November also saw 18,406 new residential building approvals, marking the best monthly result since February 2022 and a 15.2 per cent increase on October, based on much stronger approvals for the volatile apartment sector.

But the annual figure of 195,523 was still well below the 240,000 a year needed as part of the National Housing Accord plan to build 1.2 million homes in the five years to the end of June 2029, in a bid to tackle Australia’s housing affordability crisis.

The Commonwealth Bank is expecting rate hikes in 2026 to limit growth in new building starts.

“The ending of the RBA’s cutting cycle and the prospect of an interest rate hike will cap some of the upside for approvals in 2026,” associate economist Lucinda Jerogin said.

Big calls

The Reserve Bank, two days before Christmas, released minutes from its December 9 meeting noting the existing 3.6 per cent cash rate may no longer be “still a little restrictive”.

“The monthly consumer price index released today indicated that inflation remained persistent in November and rate hikes are on the table in 2026,” EY senior economist Paula Gadsby said.

“Inflation pressures are building as the economy remains capacity constrained.
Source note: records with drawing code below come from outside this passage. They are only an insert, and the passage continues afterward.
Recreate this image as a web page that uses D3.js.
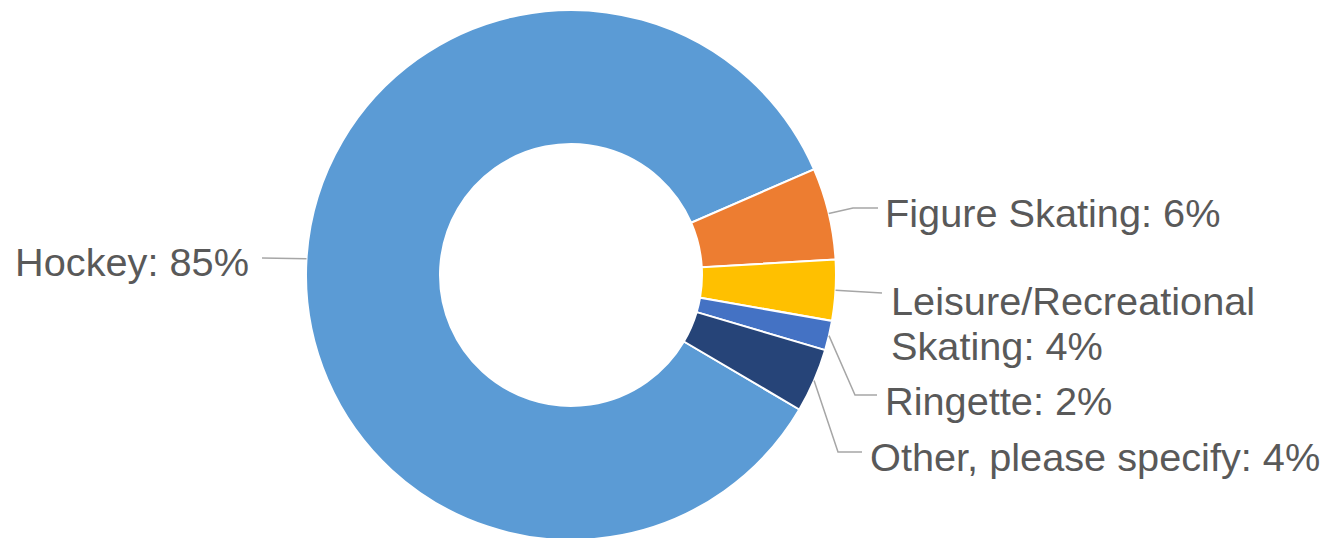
<!DOCTYPE html>
<html>
<head>
  <meta charset="utf-8">
  <script src="https://d3js.org/d3.v7.min.js"></script>
  <style>
    body { margin: 0; background: #ffffff; }
    text.label {
      font-family: "Liberation Sans", Arial, sans-serif;
      font-size: 38px;
      fill: #595959;
    }
    path.leader {
      fill: none;
      stroke: #a6a6a6;
      stroke-width: 1.5;
    }
  </style>
</head>
<body>
<script>
  // chart data
  const categories = ["Hockey", "Figure Skating", "Leisure/Recreational Skating", "Ringette", "Other, please specify"];
  const values = [85.0, 5.6, 3.7, 1.8, 3.9];
  const colours = ["#5b9bd5", "#ed7d31", "#ffc000", "#4472c4", "#264478"];

  // label placement (elbow of leader line, end of line, text position)
  const leaderElbow = [null, [853, 208], null, [855, 395], [838, 452]];
  const leaderEnd = [[262, 258], [878, 208], [882, 293], [877, 395], [862, 452]];
  const textPos = [[249, 276, "end"], [885, 227, "start"], [891, 315, "start"], [885, 415, "start"], [870, 471, "start"]];

  const width = 1328, height = 538;
  const cx = 571, cy = 275;
  const outerR = 265, innerR = 131;
  const stretch = 1.045;   // labels are drawn a touch wider than the font

  const svg = d3.select("body").append("svg")
    .attr("width", width)
    .attr("height", height);

  const total = d3.sum(values);
  const data = categories.map((c, i) => ({name: c, value: values[i], colour: colours[i], i: i}));

  // figure skating starts at ~66.5 deg from top, hockey runs clockwise before it
  const start = 66.5 * Math.PI / 180 - values[0] / total * 2 * Math.PI;
  const pie = d3.pie().sort(null).value(d => d.value)
    .startAngle(start).endAngle(start + 2 * Math.PI);
  const arcs = pie(data);

  const arc = d3.arc().innerRadius(innerR).outerRadius(outerR);

  const g = svg.append("g").attr("transform", `translate(${cx},${cy})`);

  g.selectAll("path.slice")
    .data(arcs)
    .enter()
    .append("path")
    .attr("class", "slice")
    .attr("d", arc)
    .style("fill", d => d.data.colour)
    .style("stroke", "#ffffff")
    .style("stroke-width", 2);

  // leader lines
  arcs.forEach((a, i) => {
    const mid = (a.startAngle + a.endAngle) / 2;
    const ax = cx + outerR * Math.sin(mid);
    const ay = cy - outerR * Math.cos(mid);
    const pts = [[ax, ay]];
    if (leaderElbow[i]) pts.push(leaderElbow[i]);
    pts.push(leaderEnd[i]);
    svg.append("path")
      .attr("class", "leader")
      .attr("d", d3.line()(pts));
  });

  // labels, wrapped to fit the right edge
  arcs.forEach((a, i) => {
    const pct = Math.round(a.data.value / total * 100);
    const str = `${a.data.name}: ${pct}%`;
    const [tx, ty, anchor] = textPos[i];
    const t = svg.append("text")
      .attr("class", "label")
      .attr("transform", `translate(${tx},${ty}) scale(${stretch},1)`)
      .style("text-anchor", anchor);
    const maxW = (anchor === "start" ? width - tx - 5 : tx - 5) / stretch;
    const words = str.split(" ");
    let line = [];
    let tspan = t.append("tspan").attr("x", 0).attr("y", 0);
    let lineNo = 0;
    words.forEach(w => {
      line.push(w);
      tspan.text(line.join(" "));
      if (tspan.node().getComputedTextLength() > maxW && line.length > 1) {
        line.pop();
        tspan.text(line.join(" "));
        line = [w];
        lineNo++;
        tspan = t.append("tspan").attr("x", 0).attr("y", lineNo * 45).text(w);
      }
    });
  });
</script>
</body>
</html>
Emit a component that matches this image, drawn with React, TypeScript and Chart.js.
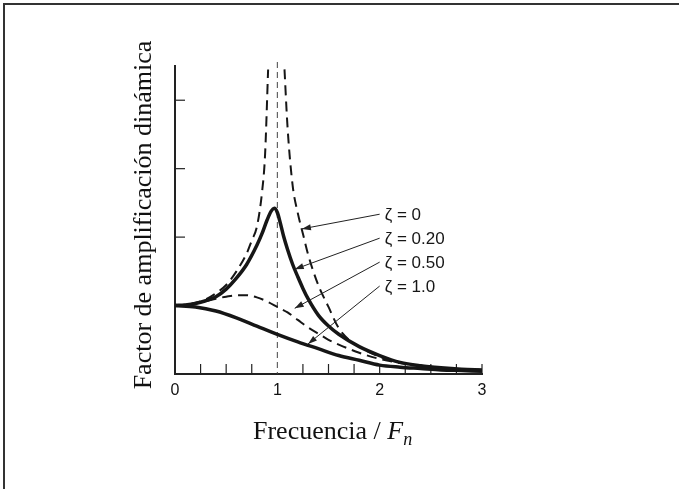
import { useEffect, useRef } from "react";
import { Chart, registerables } from "chart.js";

Chart.register(...registerables);

// ---- data ----
const xTickValues = [0, 1, 2, 3];
const yTickValues = [1, 2, 3, 4];
const xMinorTicks = [0.25, 0.5, 0.75, 1.25, 1.5, 1.75, 2, 2.25, 2.5, 2.75, 3];

const freqZeta0 = [0, 0.1, 0.2, 0.3, 0.4, 0.5, 0.6, 0.7, 0.75, 0.8, 0.85, 0.88, 0.91, 1.0, 1.07, 1.1, 1.15, 1.2, 1.25, 1.3, 1.4, 1.5, 1.6, 1.7, 1.8, 2.0, 2.2, 2.4, 2.6, 2.8, 3.0];
const ampZeta0 = [1.0, 1.01, 1.04, 1.09, 1.18, 1.3, 1.5, 1.76, 1.95, 2.15, 2.65, 3.2, 4.45, null, 4.45, 3.6, 2.75, 2.35, 2.05, 1.75, 1.3, 0.98, 0.67, 0.5, 0.4, 0.25, 0.17, 0.12, 0.09, 0.07, 0.06];

const freqZeta02 = [0, 0.1, 0.2, 0.3, 0.4, 0.5, 0.6, 0.7, 0.8, 0.85, 0.9, 0.94, 0.97, 1.0, 1.03, 1.06, 1.1, 1.15, 1.2, 1.25, 1.3, 1.4, 1.5, 1.6, 1.8, 2.0, 2.2, 2.4, 2.6, 2.8, 3.0];
const ampZeta02 = [1.0, 1.01, 1.03, 1.07, 1.13, 1.24, 1.4, 1.6, 1.88, 2.05, 2.25, 2.38, 2.42, 2.36, 2.2, 2.02, 1.82, 1.6, 1.42, 1.25, 1.1, 0.86, 0.7, 0.58, 0.4, 0.27, 0.17, 0.12, 0.09, 0.07, 0.06];

const freqZeta05 = [0, 0.2, 0.4, 0.5, 0.6, 0.7, 0.8, 0.9, 1.0, 1.1, 1.2, 1.3, 1.4, 1.5, 1.6, 1.8, 2.0, 2.2, 2.4, 2.6, 2.8, 3.0];
const ampZeta05 = [1.0, 1.03, 1.1, 1.13, 1.15, 1.15, 1.12, 1.06, 0.98, 0.9, 0.79, 0.68, 0.59, 0.5, 0.43, 0.31, 0.22, 0.16, 0.12, 0.09, 0.07, 0.06];

const freqZeta1 = [0, 0.2, 0.4, 0.6, 0.8, 1.0, 1.2, 1.4, 1.6, 1.8, 2.0, 2.2, 2.4, 2.6, 2.8, 3.0];
const ampZeta1 = [1.0, 0.98, 0.92, 0.82, 0.7, 0.58, 0.47, 0.37, 0.27, 0.2, 0.13, 0.1, 0.08, 0.06, 0.05, 0.04];

const seriesLabels = ["\u03B6 = 0", "\u03B6 = 0.20", "\u03B6 = 0.50", "\u03B6 = 1.0"];
// label anchor (data coords) and arrow tip (data coords)
const labelX = [2.0, 2.0, 2.0, 2.0];
const labelY = [2.32, 1.97, 1.62, 1.27];
const arrowTipX = [1.24, 1.17, 1.17, 1.3];
const arrowTipY = [2.12, 1.53, 0.96, 0.44];

const xTitle = "Frecuencia / ";
const xTitleItalic = "F";
const xTitleSub = "n";
const yTitle = "Factor de amplificación dinámica";

const toPoints = (xs: number[], ys: (number | null)[]) =>
  xs.map((x, i) => ({ x, y: ys[i] }));

export default function App() {
  const ref = useRef<HTMLCanvasElement | null>(null);

  useEffect(() => {
    const canvas = ref.current;
    if (!canvas) return;
    const ink = "#161616";

    const decor = {
      id: "decor",
      beforeDraw(chart: any) {
        const ctx = chart.ctx;
        ctx.save();
        ctx.fillStyle = "#ffffff";
        ctx.fillRect(0, 0, chart.width, chart.height);
        ctx.strokeStyle = "#333";
        ctx.lineWidth = 2;
        ctx.beginPath();
        ctx.moveTo(4, chart.height);
        ctx.lineTo(4, 4);
        ctx.lineTo(chart.width, 4);
        ctx.stroke();
        ctx.restore();
      },
      beforeDatasetsDraw(chart: any) {
        const ctx = chart.ctx;
        const xs = chart.scales.x;
        const ys = chart.scales.y;
        const area = chart.chartArea;
        ctx.save();
        // dashed vertical at resonance
        ctx.strokeStyle = "#444";
        ctx.lineWidth = 1;
        ctx.setLineDash([6, 4]);
        const x1 = xs.getPixelForValue(1);
        ctx.beginPath();
        ctx.moveTo(x1, area.top - 4);
        ctx.lineTo(x1, area.bottom);
        ctx.stroke();
        ctx.setLineDash([]);
        // x ticks pointing up
        ctx.strokeStyle = "#222";
        ctx.lineWidth = 1.2;
        xMinorTicks.forEach((v) => {
          const px = xs.getPixelForValue(v);
          ctx.beginPath();
          ctx.moveTo(px, area.bottom);
          ctx.lineTo(px, area.bottom - 10);
          ctx.stroke();
        });
        // y ticks pointing right
        yTickValues.forEach((v) => {
          const py = ys.getPixelForValue(v);
          ctx.beginPath();
          ctx.moveTo(area.left, py);
          ctx.lineTo(area.left + 10, py);
          ctx.stroke();
        });
        ctx.restore();
      },
      afterDraw(chart: any) {
        const ctx = chart.ctx;
        const xs = chart.scales.x;
        const ys = chart.scales.y;
        ctx.save();
        // labels and arrows
        ctx.font = "17px 'Liberation Sans', Arial, sans-serif";
        ctx.fillStyle = ink;
        ctx.textBaseline = "middle";
        ctx.textAlign = "left";
        seriesLabels.forEach((lab, i) => {
          const lx = xs.getPixelForValue(labelX[i]);
          const ly = ys.getPixelForValue(labelY[i]);
          ctx.fillText(lab, lx + 5, ly);
          const sx = lx;
          const sy = ly - 1;
          const tx = xs.getPixelForValue(arrowTipX[i]);
          const ty = ys.getPixelForValue(arrowTipY[i]);
          ctx.strokeStyle = "#222";
          ctx.lineWidth = 1;
          ctx.beginPath();
          ctx.moveTo(sx, sy);
          ctx.lineTo(tx, ty);
          ctx.stroke();
          const ang = Math.atan2(ty - sy, tx - sx);
          const L = 9;
          const W = 3;
          ctx.beginPath();
          ctx.moveTo(tx, ty);
          ctx.lineTo(tx - L * Math.cos(ang) + W * Math.sin(ang), ty - L * Math.sin(ang) - W * Math.cos(ang));
          ctx.lineTo(tx - L * Math.cos(ang) - W * Math.sin(ang), ty - L * Math.sin(ang) + W * Math.cos(ang));
          ctx.closePath();
          ctx.fillStyle = "#222";
          ctx.fill();
          ctx.fillStyle = ink;
        });
        // axis titles
        ctx.fillStyle = "#111";
        ctx.textBaseline = "alphabetic";
        ctx.font = "26px 'Liberation Serif', 'Times New Roman', serif";
        let x = 253;
        const base = 439;
        ctx.fillText(xTitle, x, base);
        x += ctx.measureText(xTitle).width;
        ctx.font = "italic 26px 'Liberation Serif', 'Times New Roman', serif";
        ctx.fillText(xTitleItalic, x, base);
        x += ctx.measureText(xTitleItalic).width;
        ctx.font = "italic 18px 'Liberation Serif', 'Times New Roman', serif";
        ctx.fillText(xTitleSub, x, base + 6);

        ctx.save();
        ctx.translate(151, 215);
        ctx.rotate(-Math.PI / 2);
        ctx.textAlign = "center";
        ctx.font = "26px 'Liberation Serif', 'Times New Roman', serif";
        ctx.fillText(yTitle, 0, 0);
        ctx.restore();
        ctx.restore();
      },
    };

    const solid = {
      borderColor: ink,
      borderWidth: 3.5,
      pointRadius: 0,
      fill: false,
      cubicInterpolationMode: "monotone" as const,
      spanGaps: false,
    };
    const dashed = {
      borderColor: ink,
      borderWidth: 2,
      borderDash: [10, 6],
      pointRadius: 0,
      fill: false,
      cubicInterpolationMode: "monotone" as const,
      spanGaps: false,
    };

    const chart = new Chart(canvas, {
      type: "line",
      data: {
        datasets: [
          { label: seriesLabels[0], data: toPoints(freqZeta0, ampZeta0), ...dashed },
          { label: seriesLabels[1], data: toPoints(freqZeta02, ampZeta02), ...solid },
          { label: seriesLabels[2], data: toPoints(freqZeta05, ampZeta05), ...dashed },
          { label: seriesLabels[3], data: toPoints(freqZeta1, ampZeta1), ...solid },
        ] as any,
      },
      options: {
        animation: false,
        responsive: false,
        devicePixelRatio: 1,
        events: [],
        layout: { padding: { left: 175, top: 66, right: 197, bottom: 85 } },
        plugins: { legend: { display: false }, tooltip: { enabled: false } },
        scales: {
          x: {
            type: "linear",
            min: 0,
            max: 3,
            afterFit: (s: any) => {
              s.height = 30;
            },
            afterBuildTicks: (s: any) => {
              s.ticks = xTickValues.map((v) => ({ value: v }));
            },
            ticks: {
              padding: 7,
              color: "#111",
              font: { family: "'Liberation Sans', Arial, sans-serif", size: 16 },
              maxRotation: 0,
            },
            grid: { display: false, drawTicks: false },
            border: { display: true, color: "#222", width: 2 },
          },
          y: {
            type: "linear",
            min: 0,
            max: 4.5,
            afterFit: (s: any) => {
              s.width = 0;
            },
            ticks: { display: false },
            grid: { display: false, drawTicks: false },
            border: { display: true, color: "#222", width: 2 },
          },
        },
      },
      plugins: [decor],
    });
    return () => chart.destroy();
  }, []);

  return (
    <div style={{ position: "fixed", left: 0, top: 0, width: 679, height: 489, background: "#fff" }}>
      <canvas ref={ref} width={679} height={489} style={{ width: 679, height: 489, display: "block" }} />
    </div>
  );
}
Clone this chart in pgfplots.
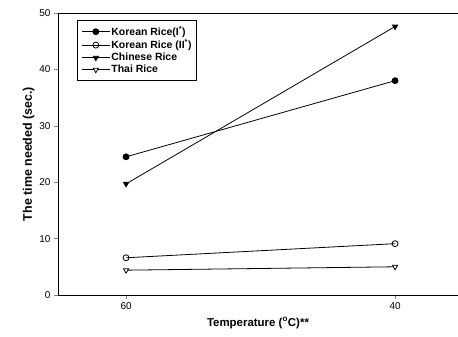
\documentclass[border=0pt]{standalone}
\usepackage{fontspec}
\setmainfont{Liberation Sans}
\usepackage{pgfplots}
\pgfplotsset{compat=1.18}
\begin{document}
\begin{tikzpicture}
\begin{axis}[name=ax,
  scale only axis, width=400bp, height=282bp,
  xmin=-0.253, xmax=1.234, ymin=0, ymax=50,
  xtick={0,1}, xticklabels={60,40},
  ytick={0,10,20,30,40,50},
  tick align=outside, xtick pos=bottom, ytick pos=left,
  major tick length=4bp,
  tick label style={font=\fontsize{10}{11}\selectfont},
  /pgf/number format/assume math mode=true,
  xlabel={\textbf{Temperature (\textsuperscript{o}C)**}},
  ylabel={\textbf{The time needed (sec.)}},
  xlabel style={font=\fontsize{11.5}{13}\selectfont, yshift=-1bp},
  ylabel style={font=\fontsize{12.5}{14}\selectfont, yshift=-2bp},
  axis line style={line width=0.8pt},
  every axis plot/.append style={black, line width=0.8pt, mark size=3pt},
  legend style={at={(0.048,0.975)}, anchor=north west, draw=black, line width=0.5pt,
    font=\bfseries\fontsize{10.5}{11.5}\selectfont, row sep=0.5pt, inner xsep=4pt, inner ysep=5pt,
    nodes={inner sep=1.2pt}},
  legend image code/.code={\draw[mark repeat=2,mark phase=2] plot coordinates {(0bp,0bp) (14bp,0bp) (28bp,0bp)};},
  legend cell align=left,
]
\addplot[mark=*, mark options={fill=black}] coordinates {(0,24.5) (1,38.0)};
\addlegendentry{Korean Rice(I\textsuperscript{*})}
\addplot[mark=o, mark options={fill=white}] coordinates {(0,6.6) (1,9.1)};
\addlegendentry{Korean Rice (II\textsuperscript{*})}
\addplot[mark=triangle*, mark options={fill=black, rotate=180}] coordinates {(0,19.7) (1,47.6)};
\addlegendentry{Chinese Rice}
\addplot[mark=triangle*, mark options={fill=white, rotate=180}] coordinates {(0,4.4) (1,5.0)};
\addlegendentry{Thai Rice}
\end{axis}
\pgfresetboundingbox
\path ([xshift=-58bp,yshift=-42bp]ax.south west) rectangle ([yshift=13bp]ax.north east);
\end{tikzpicture}
\end{document}
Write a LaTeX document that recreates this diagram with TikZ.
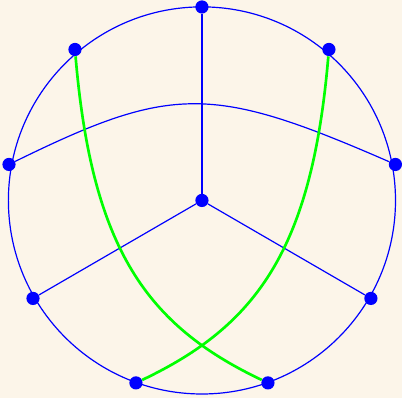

For the Reserve Bank to reverse this recent trend and get inflation moving back to the mid-point of the target band, interest rates will need to be lifted in the first half of 2026.”

The RBA’s next meeting is occurring after the Australian Bureau of Statistics releases inflation data for December on January 28.

“The RBA will stay on hold in February, though data to be released later in January – particularly the labour market and December inflation prints – will be important pieces of the puzzle,” Deloitte Access Economics partner Stephen Smith said.

A hike, however, was likely to be debated at the RBA’s next meeting, ANZ economists Adelaide Timbrell and Adam Boyton said.

“We expect the RBA to hold the cash rate at 3.60 per cent at its monetary policy board meeting next month. It will, however, be a close decision, and we’d expect a rate hike to be explicitly discussed,” they said.